Attention is not proportional to effort.

What it does is obvious. How it does it is opaque.

Humans and LLMs can both be seen as nonlinear function approximators. That does not make them the same thing. It means the interesting question moves from what is the function? to what hidden machinery realizes it?

Follow the thread
Human attention

Attention as lived allocation

A human does not merely weight inputs. A human organism allocates scarce perception, memory, emotion, action, and concern across a world that matters to it.

LLM attention

Attention as learned routing

An LLM computes relationships among tokens and routes representational influence through a trained network. The word is the same; the substrate is not.

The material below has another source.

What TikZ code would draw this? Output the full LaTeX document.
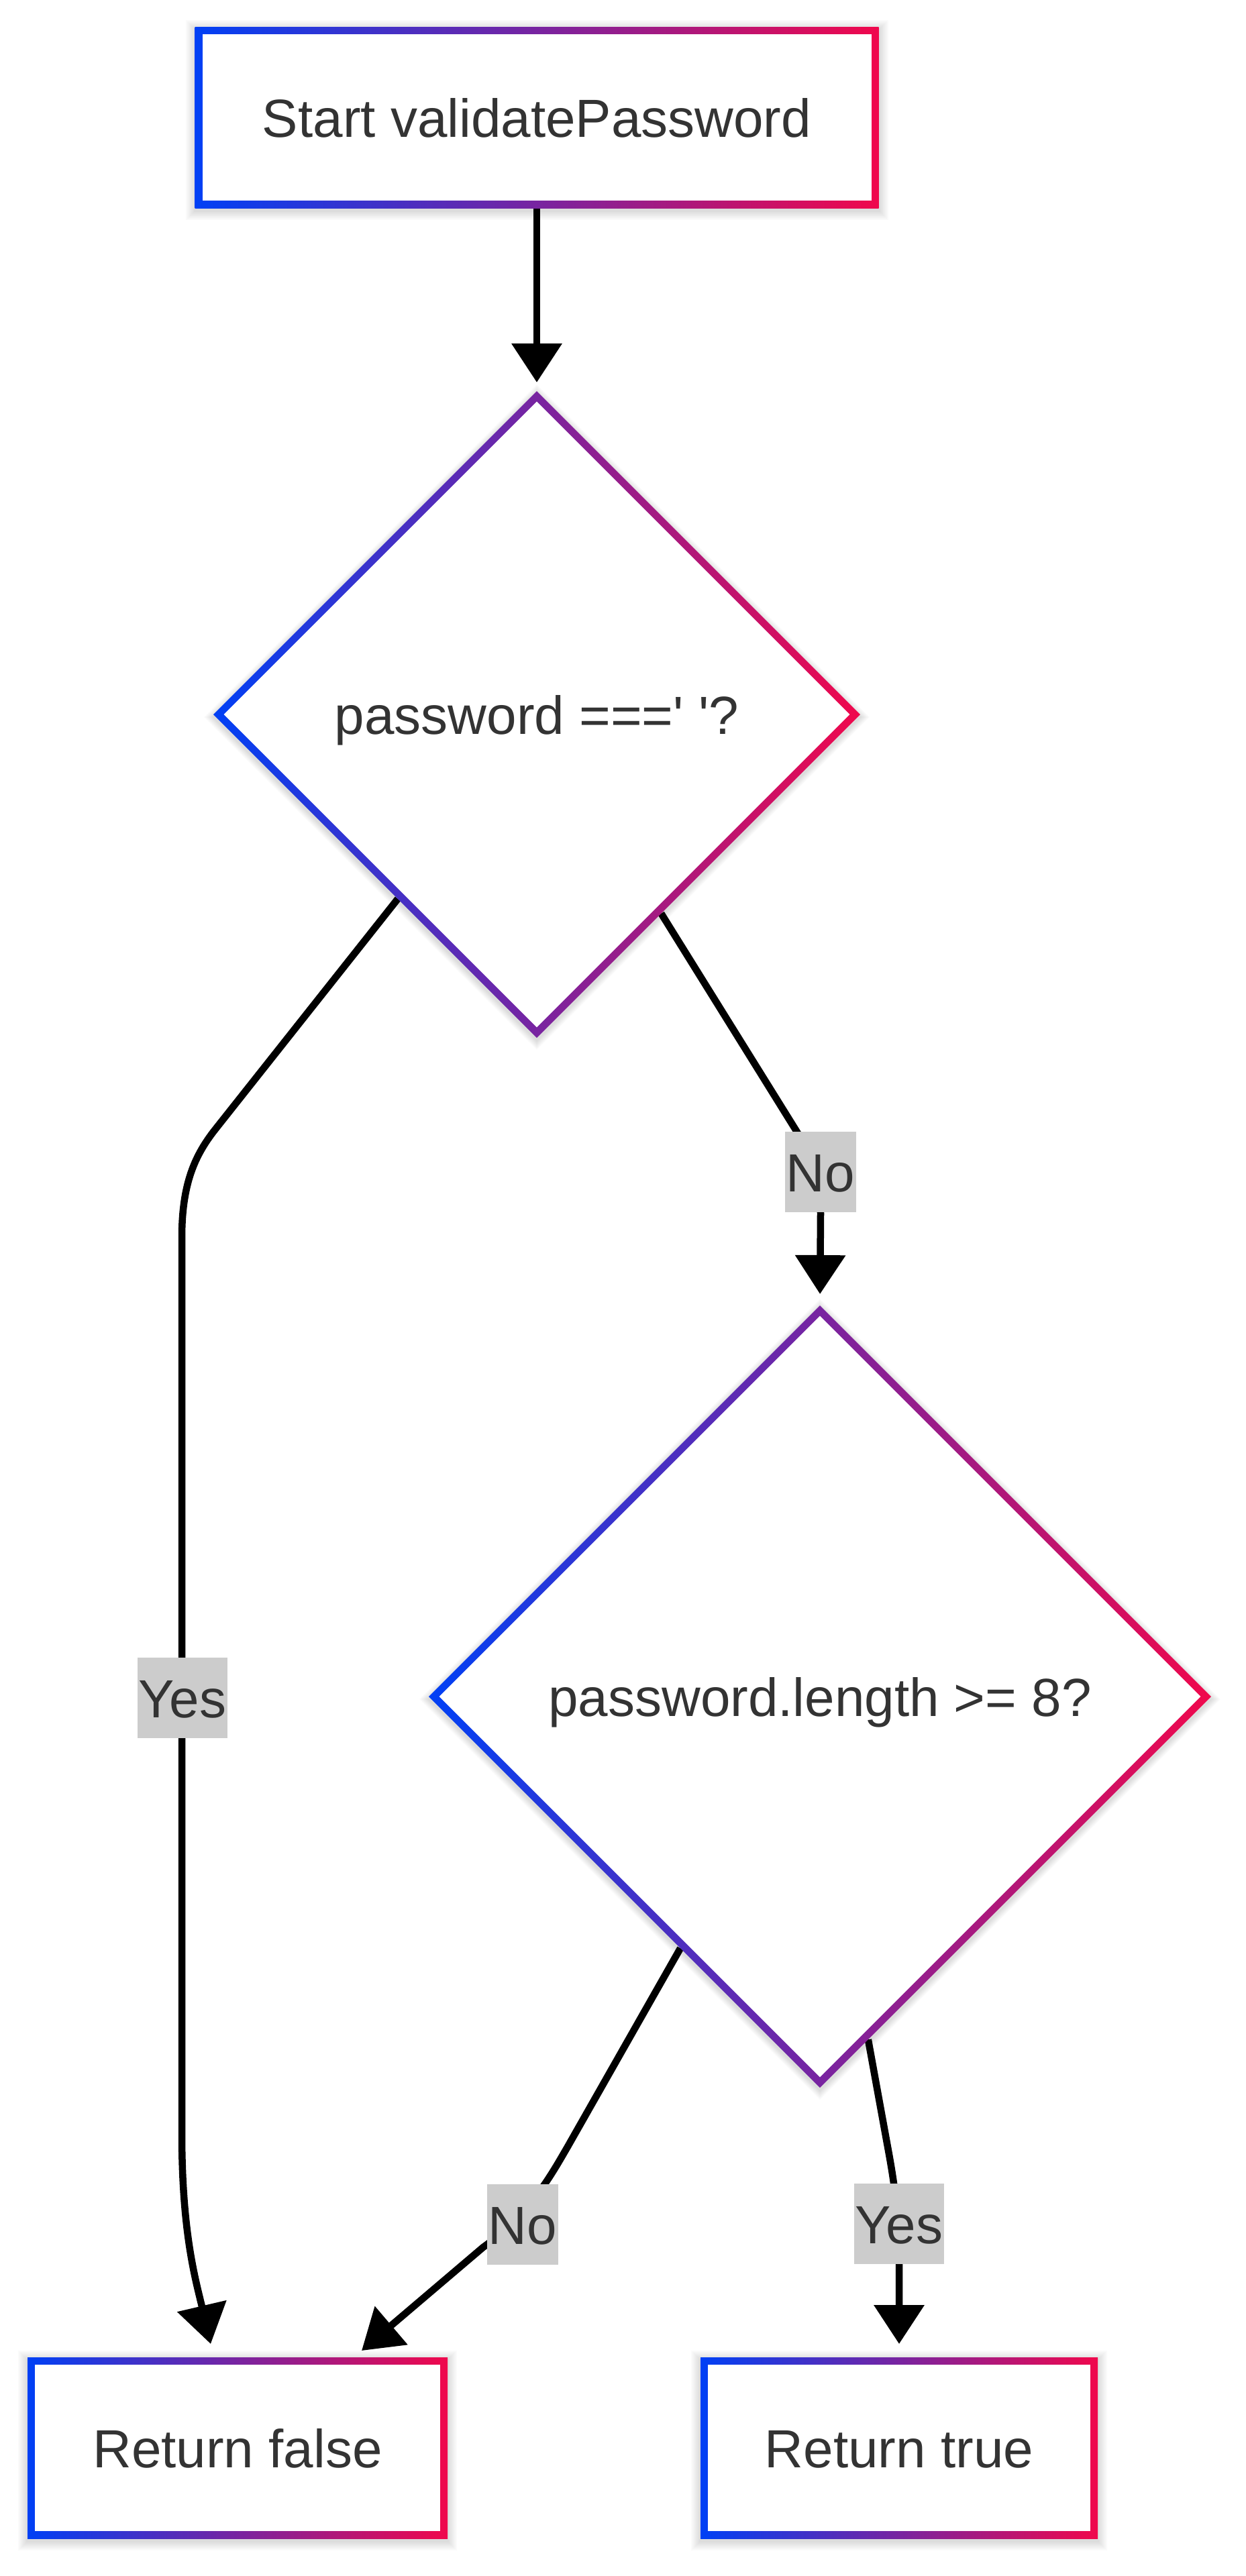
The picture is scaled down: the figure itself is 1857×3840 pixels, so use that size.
\documentclass[tikz,border=0pt]{standalone}
\usepackage{fontspec}
\setmainfont{Liberation Sans}[Ligatures=TeXOff]
\usetikzlibrary{shapes.geometric,arrows.meta}
\definecolor{cblue}{RGB}{0,64,245}
\definecolor{cred}{RGB}{240,8,76}
\definecolor{txt}{RGB}{51,51,51}
\definecolor{lblbg}{RGB}{204,204,204}
\pgfdeclarelayer{bg}
\pgfdeclarelayer{edges}
\pgfsetlayers{bg,edges,main}
\begin{document}
\begin{tikzpicture}[x=0.5pt,y=-0.5pt,
  outerbox/.style={rectangle, left color=cblue, right color=cred, draw=none, inner sep=0pt, outer sep=0pt},
  innerbox/.style={rectangle, fill=white, draw=none, inner sep=0pt, outer sep=0pt},
  outerdia/.style={diamond, aspect=1, left color=cblue, right color=cred, draw=none, inner sep=0pt, outer sep=0pt},
  innerdia/.style={diamond, aspect=1, fill=white, draw=none, inner sep=0pt, outer sep=0pt},
  txtnode/.style={inner sep=0pt, text=txt, font=\fontsize{40}{48}\selectfont, text height=29pt, text depth=0pt},
  lbl/.style={fill=lblbg, inner xsep=1pt, inner ysep=0pt, minimum height=60pt, text=txt, font=\fontsize{40}{48}\selectfont, text height=29pt, text depth=0pt},
  conn/.style={draw=black, line width=5.25pt, line join=round, -{Triangle[width=36.5pt,length=29pt]}},
  shadowfill/.style={fill=black, opacity=0.02, draw=none}
]
\useasboundingbox (0,0) rectangle (1857,3840);

% nodes
\node[outerbox, minimum width=509.5pt, minimum height=135pt] (start) at (800,175) {};
\node[innerbox, minimum width=498.5pt, minimum height=124pt] (startin) at (start.center) {};
\node[txtnode] (startt) at (start.center) {Start validatePassword};

\node[outerdia, minimum width=482pt, minimum height=482pt] (d1) at (800,1065) {};
\node[innerdia, minimum width=466.4pt, minimum height=466.4pt] (d1in) at (d1.center) {};
\node[txtnode] (d1t) at (d1.center) {password ===' '?};

\node[outerdia, minimum width=583pt, minimum height=583pt] (d2) at (1222,2529) {};
\node[innerdia, minimum width=567.4pt, minimum height=567.4pt] (d2in) at (d2.center) {};
\node[txtnode] (d2t) at (d2.center) {password.length >= 8?};

\node[outerbox, minimum width=313pt, minimum height=135pt] (rfalse) at (354,3649) {};
\node[innerbox, minimum width=302pt, minimum height=124pt] (rfalsein) at (rfalse.center) {};
\node[txtnode] (rfalset) at (rfalse.center) {Return false};

\node[outerbox, minimum width=296pt, minimum height=135pt] (rtrue) at (1340,3649) {};
\node[innerbox, minimum width=285pt, minimum height=124pt] (rtruein) at (rtrue.center) {};
\node[txtnode] (rtruet) at (rtrue.center) {Return true};

% background and soft shadows
\begin{pgfonlayer}{bg}
\fill[white] (0,0) rectangle (1857,3840);
\foreach \i in {1,...,7} {
  \foreach \n in {start,rfalse,rtrue} {
    \fill[shadowfill] ([xshift={-\i*1pt}, yshift={(\i-2)*1pt}]\n.north west) rectangle ([xshift={\i*1pt}, yshift={(-\i-2)*1pt}]\n.south east);
  }
  \node[diamond, aspect=1, inner sep=0pt, shadowfill, minimum width={482pt+2*\i pt}, minimum height={482pt+2*\i pt}] (s1\i) at ([yshift=-2pt]d1.center) {};
  \node[diamond, aspect=1, inner sep=0pt, shadowfill, minimum width={583pt+2*\i pt}, minimum height={583pt+2*\i pt}] (s2\i) at ([yshift=-2pt]d2.center) {};
}
\end{pgfonlayer}

% connectors
\begin{pgfonlayer}{edges}
\draw[conn, shorten >=6.5pt] (start.south) -- (d1.north);
\draw[conn, shorten >=8.5pt] (d1.302) -- (1187,1686) .. controls (1213,1728) and (1223,1760) .. (1223,1810) -- (d2.north);
\draw[conn] (d1.233) -- (322,1682) .. controls (290,1722) and (271,1765) .. (271,1845) -- (271,3180) .. controls (271,3330) and (292,3400) .. ([xshift=-20pt,yshift=10pt]rfalse.north);
\draw[conn] (d2.241) -- (846,3200) .. controls (821,3243) and (790,3300) .. (720,3350) -- ([xshift=-64pt,yshift=5pt]rfalse.north east);
\draw[conn, shorten >=10pt] (d2.278) -- (1322,3195) .. controls (1333,3254) and (1340,3300) .. (1340,3380) -- (rtrue.north);
\end{pgfonlayer}

% edge labels
\node[lbl] (l1) at (272,2531) {Yes};
\node[lbl] (l2) at (1223,1747) {No};
\node[lbl] (l3) at (779,3316) {No};
\node[lbl] (l4) at (1340,3315) {Yes};
\end{tikzpicture}
\end{document}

At the level of function approximation

response = f(context, state, history, constraints)

The outside view is clean: inputs become outputs. The inside view is not clean at all. The computation is distributed, high-dimensional, and resistant to simple translation into ordinary explanation.

The seductive mistake

Because both humans and LLMs transform context into response, it is tempting to collapse them into the same category. But abstraction cuts both ways: it reveals a shared shape while hiding the thing that makes the difference.

1.Effort increases attention, but not linearly.
2.Attention can saturate, distort, or collapse under strain.
3.LLM attention is a mathematical operation, not a subject caring about the world.
4.Humans are embodied adaptive control systems with stakes.
5.The functional description can be obvious while the mechanism remains opaque.

The black box is not empty. It is too full.

We can observe behavior, measure activations, perturb parts, and build partial interpretations. But the full route from prompt to answer, perception to action, or effort to attention is not naturally written in human-readable steps.

A small change in input can produce a different path through the hidden space.

So the point is not that humans are machines, or that machines are humans. The point is sharper: once a system is powerful enough, the obviousness of its function does not make its mechanism transparent. We know what it is for. We do not fully know how the learned interior does what it does.